Holding the grain as cool as possible until marketing provides for the best chance of maintaining the quality. Grain is an excellent insulator. Therefore, cool grain will continue to be cooler than outside air into the spring and summer if fan inlets are covered and care is taken to not introduce warmer air into the grain bulk.
Marketing Decisions
Deciding when to market grain is a studied science for agricultural economists and grain managers. Many factors go into these decisions – quality of the grain in storage should be one of those factors.
Low-quality and wetter grain should be sold quickly so that further degradation of the grain does not occur. Grain quality never improves in storage; it can only stay the same or decline over time. Grain left in storage too long to maintain quality can cause structural damage to the facility through fire and can create a very unsafe work environment. Not only does the grain have to be handled by salvage companies at this point, but also property damage and legal fees can mount quickly.

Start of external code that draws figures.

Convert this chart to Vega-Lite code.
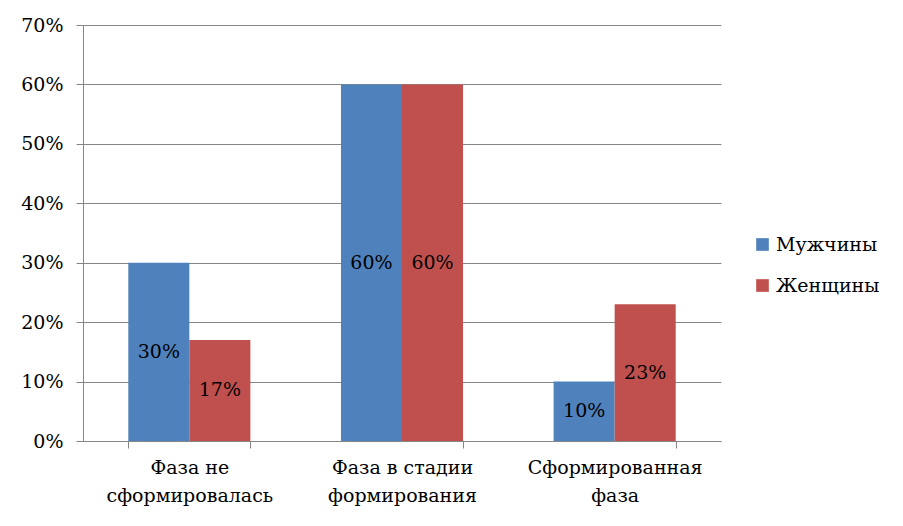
{
  "$schema": "https://vega.github.io/schema/vega-lite/v6.json",
  "width": 638,
  "height": 416,
  "autosize": {"type": "none"},
  "padding": {"left": 83, "top": 25, "right": 182, "bottom": 85},
  "background": "white",
  "config": {
    "view": {"stroke": null},
    "font": "DejaVu Serif",
    "axis": {
      "labelFont": "DejaVu Serif",
      "labelFontSize": 19,
      "labelColor": "black",
      "domainColor": "#868686",
      "tickColor": "#868686",
      "gridColor": "#868686",
      "tickSize": 7,
      "title": null
    },
    "legend": {"labelFont": "DejaVu Serif", "labelFontSize": 19, "labelColor": "black"},
    "text": {"font": "DejaVu Serif"}
  },
  "data": {
    "values": [
      {"cat": "Фаза не|сформировалась", "sex": "Мужчины", "value": 0.30},
      {"cat": "Фаза не|сформировалась", "sex": "Женщины", "value": 0.17},
      {"cat": "Фаза в стадии|формирования", "sex": "Мужчины", "value": 0.60},
      {"cat": "Фаза в стадии|формирования", "sex": "Женщины", "value": 0.60},
      {"cat": "Сформированная|фаза", "sex": "Мужчины", "value": 0.10},
      {"cat": "Сформированная|фаза", "sex": "Женщины", "value": 0.23}
    ]
  },
  "encoding": {
    "x": {
      "field": "cat",
      "type": "nominal",
      "sort": null,
      "scale": {"paddingInner": 0.426, "paddingOuter": 0.213},
      "axis": {
        "labelAngle": 0,
        "labelExpr": "split(datum.label, '|')",
        "labelLineHeight": 28,
        "labelPadding": 10,
        "tickBand": "extent",
        "grid": false,
        "labelBaseline": "top"
      }
    },
    "xOffset": {
      "field": "sex",
      "type": "nominal",
      "sort": ["Мужчины", "Женщины"],
      "scale": {"paddingInner": 0, "paddingOuter": 0}
    }
  },
  "layer": [
    {
      "mark": {"type": "bar"},
      "encoding": {
        "y": {
          "field": "value",
          "type": "quantitative",
          "scale": {"domain": [0, 0.7], "nice": false},
          "axis": {"format": ".0%", "values": [0, 0.1, 0.2, 0.3, 0.4, 0.5, 0.6, 0.7], "grid": true, "labelPadding": 13}
        },
        "color": {
          "field": "sex",
          "type": "nominal",
          "sort": ["Мужчины", "Женщины"],
          "scale": {"domain": ["Мужчины", "Женщины"], "range": ["#4F81BD", "#C0504D"]},
          "legend": {
            "title": null,
            "orient": "none",
            "legendX": 670,
            "legendY": 210,
            "symbolType": "square",
            "symbolSize": 160,
            "symbolStrokeWidth": 0,
            "rowPadding": 21,
            "labelOffset": 4
          }
        }
      }
    },
    {
      "mark": {"type": "text", "fontSize": 19, "color": "black", "baseline": "middle", "font": "DejaVu Serif", "dy": {"expr": "(height - scale('y', datum.value)) / 2"}},
      "encoding": {
        "y": {"field": "value", "type": "quantitative"},
        "text": {"field": "value", "type": "quantitative", "format": ".0%"}
      }
    }
  ]
}
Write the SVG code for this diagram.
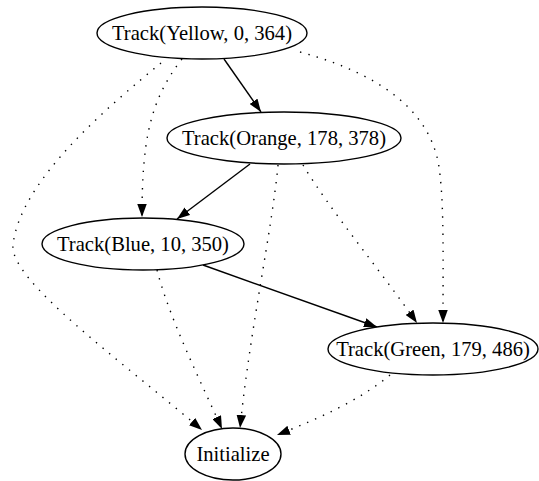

Marketing managers should pay close attention to records of grain moisture content and temperatures compared to data such as that presented in Figure 1.
Conclusion.
Making wise binning decisions, marketing at-risk grain quickly, and monitoring grain through the winter will result in safer working conditions for employees and higher profit for the organization. Grain quality never improves in storage and poor-quality grain can cause an organization through low grain prices, structural damage and disastrous working conditions. Take time to manage grain wisely through the winter months.